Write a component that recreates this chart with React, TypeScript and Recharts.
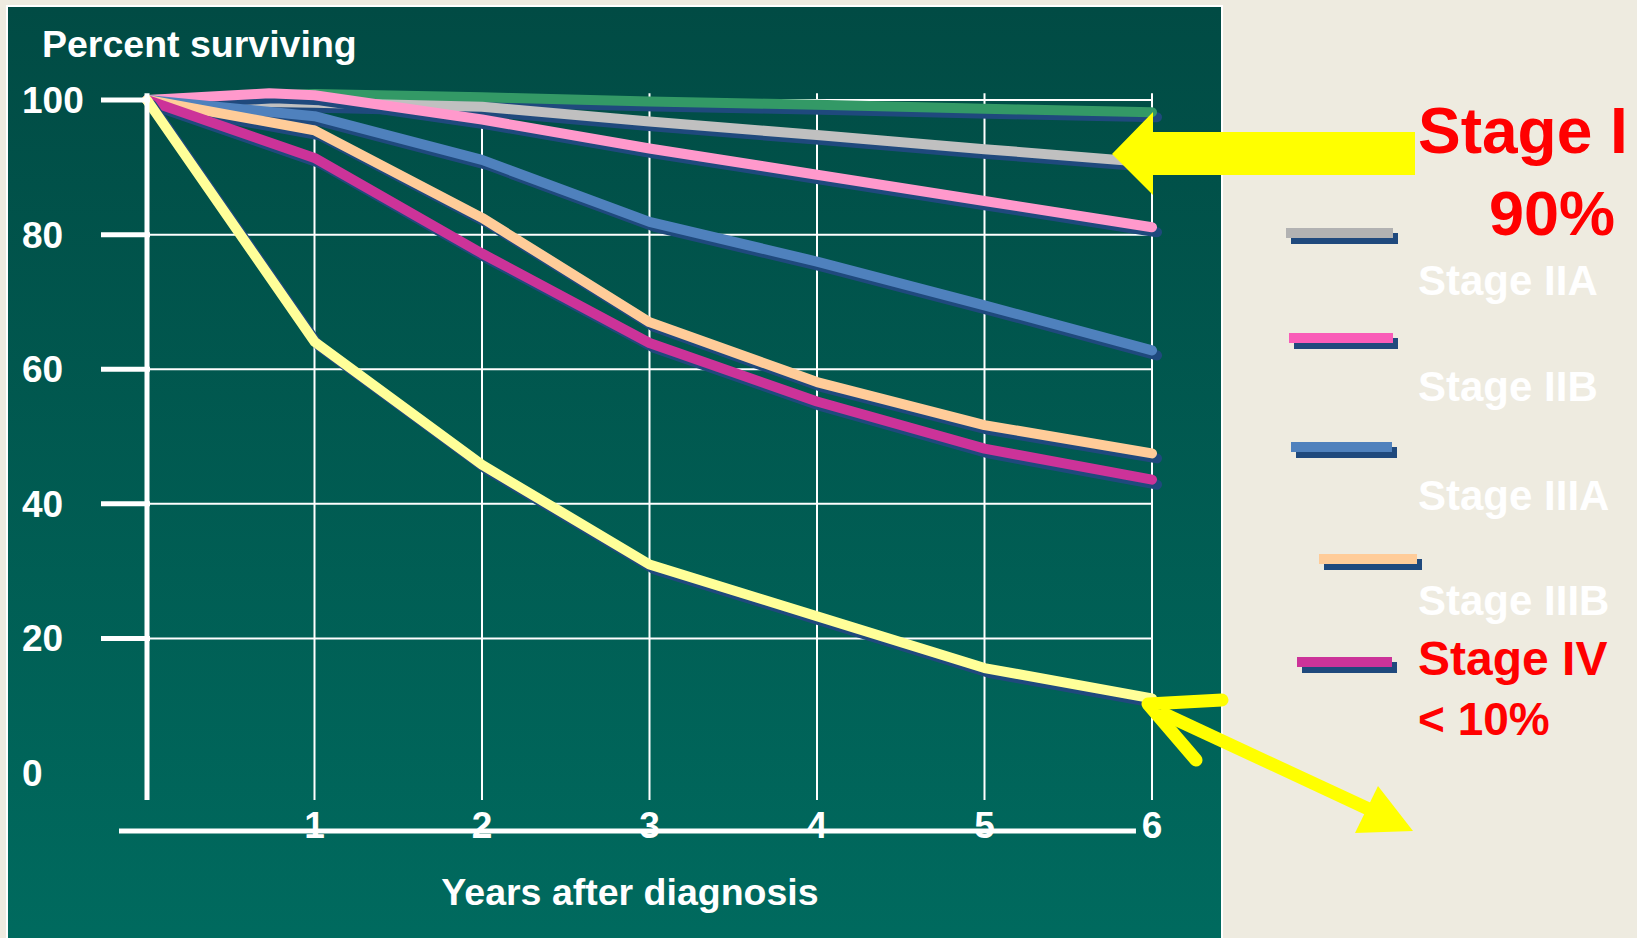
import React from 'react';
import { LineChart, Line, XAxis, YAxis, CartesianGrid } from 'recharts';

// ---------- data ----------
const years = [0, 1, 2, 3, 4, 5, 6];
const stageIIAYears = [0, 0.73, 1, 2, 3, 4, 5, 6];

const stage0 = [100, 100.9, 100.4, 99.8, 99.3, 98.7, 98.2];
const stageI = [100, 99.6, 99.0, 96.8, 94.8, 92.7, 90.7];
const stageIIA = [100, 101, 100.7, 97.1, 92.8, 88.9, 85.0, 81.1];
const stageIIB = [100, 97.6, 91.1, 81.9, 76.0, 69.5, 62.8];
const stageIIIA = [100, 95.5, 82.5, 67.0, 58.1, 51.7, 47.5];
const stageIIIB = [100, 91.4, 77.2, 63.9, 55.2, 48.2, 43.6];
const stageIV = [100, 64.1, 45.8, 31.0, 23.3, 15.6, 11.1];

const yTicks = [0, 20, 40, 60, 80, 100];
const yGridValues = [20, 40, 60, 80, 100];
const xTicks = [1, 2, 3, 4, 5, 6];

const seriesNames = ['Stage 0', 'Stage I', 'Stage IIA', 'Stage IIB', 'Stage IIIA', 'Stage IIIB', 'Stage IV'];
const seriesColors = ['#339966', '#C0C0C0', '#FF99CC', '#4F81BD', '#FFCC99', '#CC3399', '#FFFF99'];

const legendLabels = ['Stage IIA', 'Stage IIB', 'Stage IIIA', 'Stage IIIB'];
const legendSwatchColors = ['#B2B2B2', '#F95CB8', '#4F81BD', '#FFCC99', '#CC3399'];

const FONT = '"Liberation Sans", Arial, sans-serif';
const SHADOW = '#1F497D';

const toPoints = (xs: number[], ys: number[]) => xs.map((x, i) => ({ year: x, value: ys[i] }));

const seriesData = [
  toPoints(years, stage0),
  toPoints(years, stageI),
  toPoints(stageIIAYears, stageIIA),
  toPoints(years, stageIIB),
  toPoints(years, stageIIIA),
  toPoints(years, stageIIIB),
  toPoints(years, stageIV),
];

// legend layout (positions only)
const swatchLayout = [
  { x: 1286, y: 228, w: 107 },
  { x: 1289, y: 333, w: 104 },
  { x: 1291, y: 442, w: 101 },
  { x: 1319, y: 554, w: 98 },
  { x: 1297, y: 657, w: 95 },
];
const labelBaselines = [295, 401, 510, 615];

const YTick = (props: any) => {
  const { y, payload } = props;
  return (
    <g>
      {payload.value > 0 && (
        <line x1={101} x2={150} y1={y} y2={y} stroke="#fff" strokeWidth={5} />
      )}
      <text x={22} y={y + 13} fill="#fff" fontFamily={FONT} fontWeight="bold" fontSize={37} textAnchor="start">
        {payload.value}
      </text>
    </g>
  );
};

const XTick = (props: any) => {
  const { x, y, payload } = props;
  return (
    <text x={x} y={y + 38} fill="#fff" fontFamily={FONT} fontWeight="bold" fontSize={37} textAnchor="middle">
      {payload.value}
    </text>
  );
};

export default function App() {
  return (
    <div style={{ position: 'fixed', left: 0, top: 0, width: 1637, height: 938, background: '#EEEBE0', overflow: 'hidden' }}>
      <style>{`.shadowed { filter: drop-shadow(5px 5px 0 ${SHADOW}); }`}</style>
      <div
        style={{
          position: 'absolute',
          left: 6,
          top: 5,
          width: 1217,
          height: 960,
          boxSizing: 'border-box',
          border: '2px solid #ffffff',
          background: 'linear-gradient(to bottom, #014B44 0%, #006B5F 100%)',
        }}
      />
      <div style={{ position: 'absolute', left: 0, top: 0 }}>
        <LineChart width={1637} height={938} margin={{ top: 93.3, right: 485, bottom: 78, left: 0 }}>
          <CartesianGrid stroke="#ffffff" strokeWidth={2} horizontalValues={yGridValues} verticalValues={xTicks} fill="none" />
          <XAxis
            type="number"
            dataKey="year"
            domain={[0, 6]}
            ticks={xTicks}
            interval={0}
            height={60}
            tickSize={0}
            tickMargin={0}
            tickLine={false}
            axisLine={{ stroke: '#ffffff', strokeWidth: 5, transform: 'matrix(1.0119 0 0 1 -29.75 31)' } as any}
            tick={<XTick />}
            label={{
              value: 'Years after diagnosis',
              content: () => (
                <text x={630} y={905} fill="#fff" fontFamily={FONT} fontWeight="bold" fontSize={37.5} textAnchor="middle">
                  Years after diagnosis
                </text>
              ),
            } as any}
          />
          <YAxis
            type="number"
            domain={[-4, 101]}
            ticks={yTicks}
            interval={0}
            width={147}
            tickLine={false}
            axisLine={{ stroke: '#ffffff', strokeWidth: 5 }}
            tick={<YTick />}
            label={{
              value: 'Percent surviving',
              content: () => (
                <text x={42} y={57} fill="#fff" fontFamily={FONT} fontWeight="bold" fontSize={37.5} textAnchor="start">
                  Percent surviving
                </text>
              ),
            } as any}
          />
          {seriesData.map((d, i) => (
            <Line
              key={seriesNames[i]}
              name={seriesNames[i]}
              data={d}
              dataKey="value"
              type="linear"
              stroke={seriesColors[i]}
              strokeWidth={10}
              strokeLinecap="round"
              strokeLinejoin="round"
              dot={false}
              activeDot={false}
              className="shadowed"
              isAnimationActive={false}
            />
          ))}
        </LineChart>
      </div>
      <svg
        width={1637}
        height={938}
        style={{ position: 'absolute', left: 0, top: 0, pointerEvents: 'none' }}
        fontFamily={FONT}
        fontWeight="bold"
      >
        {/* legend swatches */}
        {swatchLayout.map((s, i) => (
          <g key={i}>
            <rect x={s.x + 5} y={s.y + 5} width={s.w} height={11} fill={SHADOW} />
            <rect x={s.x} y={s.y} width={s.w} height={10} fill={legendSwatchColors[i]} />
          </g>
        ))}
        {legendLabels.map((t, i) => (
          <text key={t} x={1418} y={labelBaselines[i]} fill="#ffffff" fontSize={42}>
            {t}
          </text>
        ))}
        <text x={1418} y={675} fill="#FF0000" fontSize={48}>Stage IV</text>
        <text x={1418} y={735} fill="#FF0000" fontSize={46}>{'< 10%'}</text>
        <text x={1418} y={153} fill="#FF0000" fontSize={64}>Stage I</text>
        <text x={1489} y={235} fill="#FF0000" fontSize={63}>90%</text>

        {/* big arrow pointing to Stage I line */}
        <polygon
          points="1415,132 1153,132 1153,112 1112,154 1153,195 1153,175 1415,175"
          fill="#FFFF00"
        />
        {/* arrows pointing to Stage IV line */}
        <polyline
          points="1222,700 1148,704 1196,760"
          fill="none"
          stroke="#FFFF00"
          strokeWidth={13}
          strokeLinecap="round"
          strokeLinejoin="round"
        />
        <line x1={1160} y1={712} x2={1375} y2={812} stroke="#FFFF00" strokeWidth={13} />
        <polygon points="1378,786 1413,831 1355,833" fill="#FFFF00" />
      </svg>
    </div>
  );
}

■ **What the exercise asks**:
Look through the data above. Find each line with the string "React" and copy it.

■ **Solution for this task**:
Write a component that recreates this chart with React, TypeScript and Recharts.
import React from 'react';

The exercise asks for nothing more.